In 2010, when Sayman was 13 years old, his parents lost their jobs and were forced to foreclose their home. His mother considered having them move back to Peru. Sayman insisted they remain in the United States, and that he would pay for everything. Throughout his adolescence, he provided for his family via the money he earned publishing apps on the App Store. In an interview with People magazine regarding his teenage years, Sayman said there were moments in which he did not know how his family would be able to afford to buy food or pay the electricity bill.

In 2014, as tech companies were flying Sayman out to tour their campuses and speak at conferences, he still owed tuition to Belen Jesuit Preparatory School, the private high school he attended. The school refused to give him his graduation certificate due to his inability to pay the outstanding balance he owed.

In August 2018, Sayman publicly came out as gay in an interview with People en Español. He said in the interview that he chose to come out because he believed that "this will be able to help other Latinos who go through the same situation."

==Programming career==

=== Early career ===
Sayman taught himself programming through tutorials he found via Google.

In 2013, Sayman developed an app named "4 Snaps", a turn-based game that gave the user a choice of words, allowed them to take four pictures based on the word they picked, and then sent over to the opponent player to guess what the word was, based on the pictures taken. He released the app on August 8, 2013 and by the following year, the app had over one million downloads.

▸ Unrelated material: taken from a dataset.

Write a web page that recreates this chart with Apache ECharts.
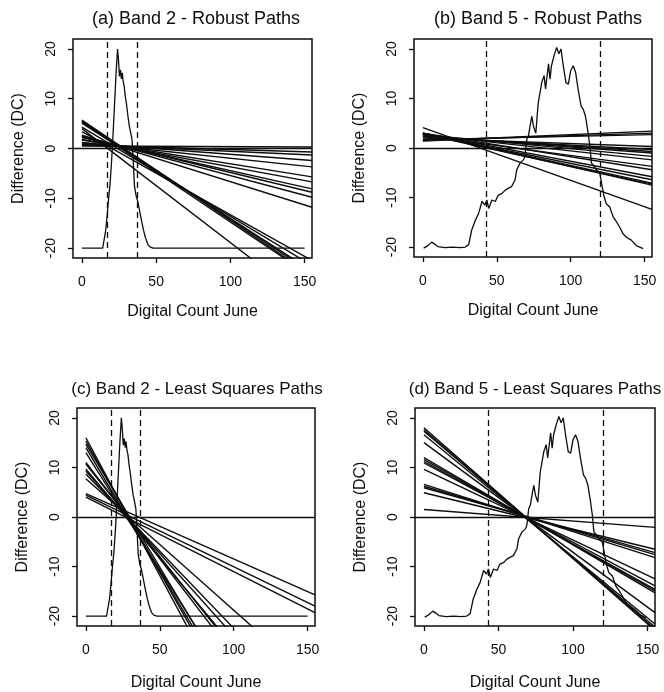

4 Snaps was received with mostly positive reviews. It peaked at No. 1 on the word games chart with a few million users.

=== Facebook (2014–17) ===
Sayman joined Facebook when he was 18. Mentored by Mark Zuckerberg, Sayman played a role within the company as the social network's "go-to teen" and as its "teen-in-residence" according to TED. Over the course of 3 years at the company, he worked on developing products for the teenage demographic. He helped the social-media company understand how his generation uses technology, advising on experimental products for teens and helping executives understand trends.

While working at Facebook, he launched Lifestage, a standalone, video-centric social app for high school students. The app was largely focused on the teenage demographic; anyone 22 or older is locked into only being able to see their own profile. When users signed up, with no need for a Facebook account, they would select their high school, and then see the video profiles from people at their school or ones nearby. Sayman released the app on August 19, 2016, for iOS devices in the United States. The app was met with criticism regarding its privacy model and compared to Snapchat and Yik Yak. Facebook pulled Lifestage from the app store and shut it down on August 4, 2017. Sayman left Facebook that same month.

===Google===
Sayman joined Google to work on its 'Assistant' project. Sayman worked on building a social-gaming startup within Google as part of the company's effort to create offspring companies from within the internet-search conglomerate.

At age 22 in 2019, Sayman's work at Google led to him being chosen to be on Forbes's 30 Under 30 list, a prestigious list of successful professionals under the age of 30. His entry on the list notes his experience as Facebook and his work on Google's "Assistant" function.

=== Post-Google (2020–) ===
In 2020, Sayman left his role at Google to join Roblox, a video game platform. Sayman has been described by Semana as "the most influential Latino in Silicon Valley". A memoir by Sayman, App Kid, that details his upbringing and family life was released in September 2021.

In 2022, microblogging platform Twitter hired Sayman to work in a product group called "0–1", focused on new features geared toward younger users. Also during this year, Sayman launched a new startup, Friendly Apps, which raised over $3 million from seed investors.

In 2024, Sayman developed and released a new app, News Ticker, for the Apple Vision Pro. The app went on to become number one in the "News" category among apps sold on the App Store. That same year, Meta brought Sayman's SocialAI team on board, where he became a part of Meta's Super Intelligence Labs.

In 2026, Sayman left Meta to join Whop.com as President of Product Ecosystems.